Here’s one drawing, done with a too-soft 6B pencil.  I just didn’t want to stop long enough to get something better out.

And then the phone rang and I had to go home

Easter-ly thoughts

March 22, 2008

How deep is the Easter snow this year?

Thigh high, that’s how deep.

It’s as pure and white as a lily, it’s looks as soft as a sweet fluffy lamb but it’s not really the stuff of Easter. . Girls will wear worn winter boots with their filmy blossom bright-colored Easter dresses to church services tomorrow and their mothers will risk pinning delicate corsages on the outside of their coats, dashing through slush and puddle trenches in the parking lot, dodging dirty splashes from car tires rolling past them. Young boys will have a first experience ruing being subject to a woman’s lust for fashion at the expense of common sense; the shorts that looked to charming in the little boys’ section of the department store weren’t displayed on legs that suffered from winter wind. You can’t blame a mother for dreaming of her own son looking cute in them on a sunny spring Sunday. When she thought “Easter” she thought of warm breezes, not sleety blasts. It’s been a longer than usual, colder than usual, twice as snowy as usual winter and perhaps Mom’s good sense was frozen out of her somewhere around the Valentine’s Day blizzard. Ready or not, boy knees, here comes your Easter outfit.

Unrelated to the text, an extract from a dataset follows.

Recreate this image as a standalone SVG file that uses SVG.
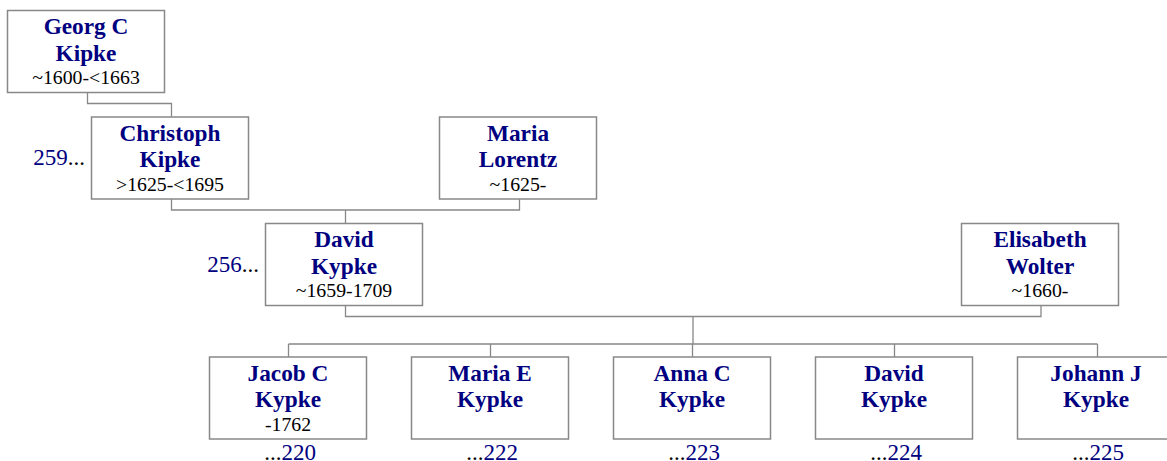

We could have had popsicle hunts this year instead of egg hunts. It wouldn’t be hard to hide the eggs, you understand; just dig a hole and stow the colored egg in it, cover it up with snow and you’re done with it. No need to look for hiding places among tulip foliage or in grassy patches. There are no tulips, the grass is still weighted down and inaccessible. The low drone coming through the closed windows is from snowblowers, not lawn mowers. The first robin of spring trilled yesterday from a branch outside my bedroom window. He was a fine sight, but he did look a bit disheartened. This isn’t his idea of proper homecoming weather. It’s a pity that robins don’t know how to mine for worms; a flock could dig a shaft down through the snow to the frozen ground and down further to the worms, a bonanza for the grime-streaked birdies.

Forgive my mental meanderings. Waiting for the snowplow to dig us out leaves me plenty of time to sit here and dream up all kinds of fantasies: Flowers, sunshine, and Easter outings in flirty skirts, a new season’s leaves and the scent of spring in the air.